Source code of charts
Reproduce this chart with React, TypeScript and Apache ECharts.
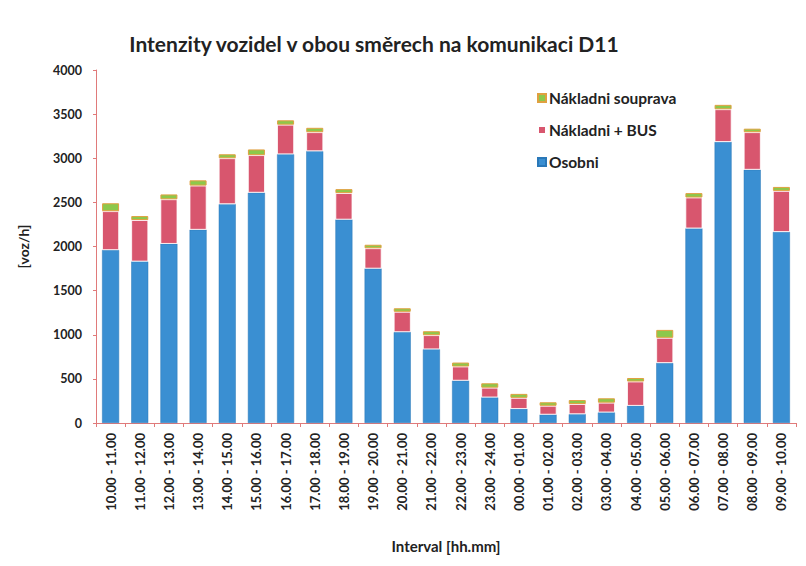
import React, { useEffect, useRef } from "react";
import * as echarts from "echarts";

const categories = [
  "10.00 - 11.00", "11.00 - 12.00", "12.00 - 13.00", "13.00 - 14.00", "14.00 - 15.00",
  "15.00 - 16.00", "16.00 - 17.00", "17.00 - 18.00", "18.00 - 19.00", "19.00 - 20.00",
  "20.00 - 21.00", "21.00 - 22.00", "22.00 - 23.00", "23.00 - 24.00", "00.00 - 01.00",
  "01.00 - 02.00", "02.00 - 03.00", "03.00 - 04.00", "04.00 - 05.00", "05.00 - 06.00",
  "06.00 - 07.00", "07.00 - 08.00", "08.00 - 09.00", "09.00 - 10.00",
];

const osobni = [1960, 1830, 2030, 2190, 2480, 2610, 3045, 3080, 2305, 1750, 1030, 835, 480, 290, 160, 95, 100, 120, 195, 680, 2205, 3185, 2870, 2165];
const nakladniBus = [440, 470, 505, 500, 520, 425, 335, 215, 300, 230, 230, 160, 160, 110, 125, 100, 115, 110, 275, 285, 350, 370, 425, 465];
const souprava = [90, 45, 55, 60, 45, 65, 50, 50, 45, 40, 40, 45, 45, 50, 45, 40, 45, 50, 40, 90, 50, 50, 40, 45];

const yTicks = [0, 500, 1000, 1500, 2000, 2500, 3000, 3500, 4000];

const FONT = "Lato";

export default function App() {
  const ref = useRef<HTMLDivElement>(null);
  useEffect(() => {
    if (!ref.current) return;
    const chart = echarts.init(ref.current, undefined, { renderer: "svg" });
    const axisColor = "#e07a7a";
    chart.setOption({
      animation: false,
      backgroundColor: "#ffffff",
      textStyle: { fontFamily: FONT },
      title: {
        text: "Intenzity vozidel v obou směrech na komunikaci D11",
        left: 361,
        textAlign: "center",
        top: 20,
        textStyle: { fontFamily: FONT, fontSize: 21, fontWeight: "bold", color: "#222" },
      },
      legend: {
        orient: "vertical",
        left: 524,
        top: 77,
        itemWidth: 8,
        itemHeight: 8,
        itemGap: 16,
        icon: "rect",
        data: ["Nákladni souprava", "Nákladni + BUS", "Osobni"],
        textStyle: { fontFamily: FONT, fontSize: 15.5, fontWeight: "bold", color: "#222", padding: [0, 0, 0, -2] },
      },
      grid: { left: 86, right: 10, top: 62, bottom: 128, containLabel: false },
      xAxis: {
        type: "category",
        data: categories,
        name: "Interval [hh.mm]",
        nameLocation: "middle",
        nameGap: 115,
        nameTextStyle: { fontFamily: FONT, fontSize: 15, fontWeight: "bold", color: "#222" },
        axisLine: { lineStyle: { color: axisColor, width: 1 } },
        axisTick: { show: true, length: 4, lineStyle: { color: axisColor } },
        axisLabel: {
          rotate: 90,
          interval: 0,
          margin: 10,
          fontFamily: FONT,
          fontSize: 13,
          fontWeight: "bold",
          color: "#222",
        },
      },
      yAxis: {
        type: "value",
        min: 0,
        max: 4000,
        interval: 500,
        name: "[voz/h]",
        nameLocation: "middle",
        nameGap: 66,
        nameRotate: 90,
        nameTextStyle: { fontFamily: FONT, fontSize: 14, fontWeight: "bold", color: "#222" },
        axisLine: { show: true, lineStyle: { color: axisColor, width: 1 } },
        axisTick: { show: true, length: 3, lineStyle: { color: axisColor } },
        splitLine: { show: false },
        axisLabel: {
          margin: 14,
          fontFamily: FONT,
          fontSize: 12.5,
          fontWeight: "bold",
          color: "#222",
          formatter: (v: number) => (yTicks.includes(v) ? String(v) : ""),
        },
      },
      series: [
        {
          name: "Osobni",
          type: "bar",
          stack: "total",
          barWidth: 17,
          data: osobni,
          itemStyle: { color: "#3a8fd2", borderColor: "#2a78b8", borderWidth: 0.5 },
        },
        {
          name: "Nákladni + BUS",
          type: "bar",
          stack: "total",
          barWidth: 17,
          data: nakladniBus,
          itemStyle: { color: "#d8566e", borderColor: "#ffffff", borderWidth: 0.8 },
        },
        {
          name: "Nákladni souprava",
          type: "bar",
          stack: "total",
          barWidth: 17,
          data: souprava,
          itemStyle: { color: "#8cc84b", borderColor: "#e0a040", borderWidth: 1 },
        },
      ],
    });
    return () => chart.dispose();
  }, []);
  return <div ref={ref} style={{ width: 798, height: 550 }} />;
}
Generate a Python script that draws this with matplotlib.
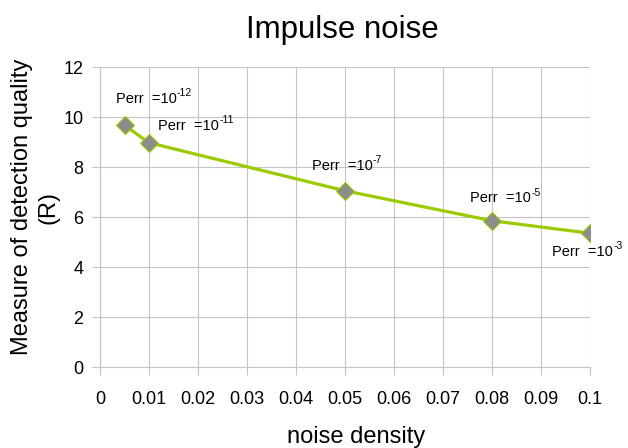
import matplotlib.pyplot as plt

plt.rcParams['font.family'] = ['Liberation Sans', 'DejaVu Sans']

# data
noise_density = [0.005, 0.01, 0.05, 0.08, 0.1]
quality_r = [9.67, 8.97, 7.05, 5.85, 5.35]
perr_exponents = ['-12', '-11', '-7', '-5', '-3']

# label anchor points (left, baseline) in data coords
label_x = [0.0032, 0.0118, 0.0432, 0.0756, 0.0923]
label_y = [10.56, 9.48, 7.88, 6.59, 4.45]

x_ticks = [0, 0.01, 0.02, 0.03, 0.04, 0.05, 0.06, 0.07, 0.08, 0.09, 0.1]
x_tick_labels = ['0', '0.01', '0.02', '0.03', '0.04', '0.05', '0.06', '0.07', '0.08', '0.09', '0.1']
y_ticks = [0, 2, 4, 6, 8, 10, 12]

grid_color = '#c4c4c4'

fig = plt.figure(figsize=(6.28, 4.48), dpi=100)
ax = fig.add_axes([100 / 628, 81 / 448, 490 / 628, 300 / 448])

ax.plot(noise_density, quality_r, '-', color='#99cc00', linewidth=2.3,
        marker='D', markersize=9.5, markerfacecolor='#8c8c8c',
        markeredgecolor='#99cc00', markeredgewidth=0.8, zorder=3)

for x, y, e in zip(label_x, label_y, perr_exponents):
    t = ax.text(x, y, 'Perr  =10', fontsize=10.5, ha='left', va='baseline',
                color='black', zorder=4)
    # superscript as plain text so the minus stays a hyphen
    ax.annotate(e, xy=(1, 1), xycoords=t, xytext=(0.3, -4.5),
                textcoords='offset points', fontsize=7.5, ha='left', va='bottom',
                zorder=4)

ax.set_xlim(0, 0.1)
ax.set_ylim(0, 12)
ax.set_xticks(x_ticks)
ax.set_xticklabels(x_tick_labels)
ax.set_yticks(y_ticks)
ax.grid(True, color=grid_color, linewidth=0.8)
ax.set_axisbelow(True)

for side in ['top', 'right']:
    ax.spines[side].set_visible(False)
for side in ['left', 'bottom']:
    ax.spines[side].set_color(grid_color)
    ax.spines[side].set_linewidth(0.8)

ax.tick_params(axis='x', direction='out', length=6, width=0.8, color=grid_color,
               pad=11, labelsize=13)
ax.tick_params(axis='y', direction='out', length=6, width=0.8, color=grid_color,
               pad=6, labelsize=13)

fig.text(356 / 628, 1 - 437 / 448, 'noise density', fontsize=17, ha='center', va='center')
fig.text(35 / 628, 1 - 207 / 448, 'Measure of detection quality\n(R)', fontsize=17,
         rotation=90, ha='center', va='center', linespacing=1.27, multialignment='center')
fig.text(342 / 628, 1 - 30 / 448, 'Impulse noise', fontsize=22.5, ha='center', va='center')

fig.savefig('out.png', dpi=100)
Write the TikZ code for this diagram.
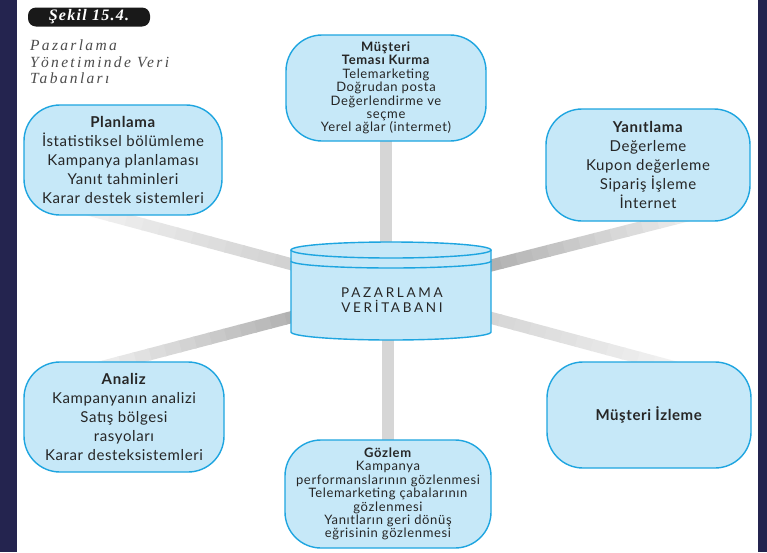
\documentclass[tikz,border=0pt]{standalone}
\usepackage{fontspec}
\setmainfont{Lato}[LetterSpace=4]
\newfontfamily\smallfont{Lato}[LetterSpace=5]
\newfontfamily\dbfont{Lato}[LetterSpace=20]
\newfontfamily\capfont{Liberation Serif}[LetterSpace=15]
\newfontfamily\labfont{Liberation Serif}[LetterSpace=8]
\usetikzlibrary{calc}
\definecolor{navy}{HTML}{24244F}
\definecolor{boxfill}{HTML}{C6E8F8}
\definecolor{boxline}{HTML}{1EA5E0}
\definecolor{txt}{HTML}{262626}
\newcommand\gradbar[4]{%
  \foreach \i in {0,...,19}{%
    \pgfmathsetmacro\pp{#3+(#4-#3)*\i/19}%
    \pgfmathsetmacro\ta{\i/20}%
    \pgfmathsetmacro\tb{min(1,(\i+1.1)/20)}%
    \draw[line width=12pt, color=black!\pp] ($(#1)!\ta!(#2)$) -- ($(#1)!\tb!(#2)$);
  }}
\tikzset{
  box/.style={draw=boxline, fill=boxfill, line width=1.4pt, rounded corners=36pt,
    align=center, text=txt, inner sep=0pt},
  bigtxt/.style={font=\fontsize{15}{19}\selectfont},
  smalltxt/.style={font=\smallfont\fontsize{13}{13.4}\selectfont},
  vbar/.style={line width=12pt, color=black!16},
  cylline/.style={draw=boxline, line width=1.4pt},
}
\begin{document}
\begin{tikzpicture}[x=1pt,y=-1pt]
\useasboundingbox (0,0) rectangle (767,552);
\fill[white] (0,0) rectangle (767,552);
\fill[navy] (0,0) rectangle (17,552);
\fill[navy] (758,0) rectangle (767,552);

% label and caption
\node[fill=black!90, rounded corners=8pt, minimum width=122pt, minimum height=19pt,
  inner sep=0pt, text=white, font=\labfont\fontsize{16}{16}\selectfont\bfseries\itshape]
  (lab) at (89,17) {Şekil 15.4.};
\node[anchor=north west, align=left, text=black!70, inner sep=0pt,
  font=\capfont\fontsize{15.5}{16.2}\selectfont\itshape] (cap) at (30,40)
  {Pazarlama\\Yönetiminde Veri\\Tabanları};

% bar end points
\coordinate (c) at (391,291);
\coordinate (plE) at (60,202);
\coordinate (anE) at (90,370);
\coordinate (yaE) at (705,211);
\coordinate (izE) at (700,374);
\coordinate (topC) at (386,88);
\coordinate (gozC) at (388,494);

% connectors
\draw[vbar] (topC) -- (topC |- c);
\draw[vbar] (gozC) -- (gozC |- c);
\gradbar{plE}{c}{4}{24}
\gradbar{c}{izE}{22}{4}
\gradbar{c}{anE}{42}{6}
\gradbar{c}{yaE}{42}{6}

% boxes
\node[box, smalltxt, minimum width=200pt, minimum height=106pt] (top) at (topC)
  {\textbf{Müşteri}\\\textbf{Teması Kurma}\\Telemarketing\\Doğrudan posta\\Değerlendirme ve\\seçme\\Yerel ağlar (intermet)};
\node[box, bigtxt, minimum width=198pt, minimum height=110pt] (plan) at (123,160)
  {\textbf{Planlama}\\İstatistiksel bölümleme\\Kampanya planlaması\\Yanıt tahminleri\\Karar destek sistemleri};
\node[box, bigtxt, minimum width=204pt, minimum height=112pt] (yan) at (648,165)
  {\textbf{Yanıtlama}\\Değerleme\\Kupon değerleme\\Sipariş İşleme\\İnternet};
\node[box, bigtxt, minimum width=200pt, minimum height=110pt] (anl) at (124,417)
  {\textbf{Analiz}\\Kampanyanın analizi\\Satış bölgesi\\rasyoları\\Karar desteksistemleri};
\node[box, bigtxt, minimum width=204pt, minimum height=106pt] (izl) at (649,415)
  {\textbf{Müşteri İzleme}};
\node[box, smalltxt, minimum width=206pt, minimum height=108pt] (goz) at (gozC)
  {\textbf{Gözlem}\\Kampanya\\performanslarının gözlenmesi\\Telemarketing çabalarının\\gözlenmesi\\Yanıtların geri dönüş\\eğrisinin gözlenmesi};

% cylinder
\path[fill=boxfill] (291,250) -- (291,332) arc[start angle=180, end angle=0, x radius=100, y radius=8]
  -- (491,250) arc[start angle=0, end angle=-180, x radius=100, y radius=8] -- cycle;
\draw[cylline] (291,250) -- (291,332) arc[start angle=180, end angle=0, x radius=100, y radius=8] -- (491,250);
\draw[cylline] (391,250) ellipse[x radius=100, y radius=8];
\draw[cylline] (291,261) arc[start angle=180, end angle=0, x radius=100, y radius=7];
\node[align=center, text=txt, inner sep=0pt, font=\dbfont\fontsize{13.5}{15}\selectfont] (db) at (392,300)
  {PAZARLAMA\\VERİTABANI};
\end{tikzpicture}
\end{document}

» Exercise details: Give solely the number of lines in the data that contain the string "with".

» Problem solution: 2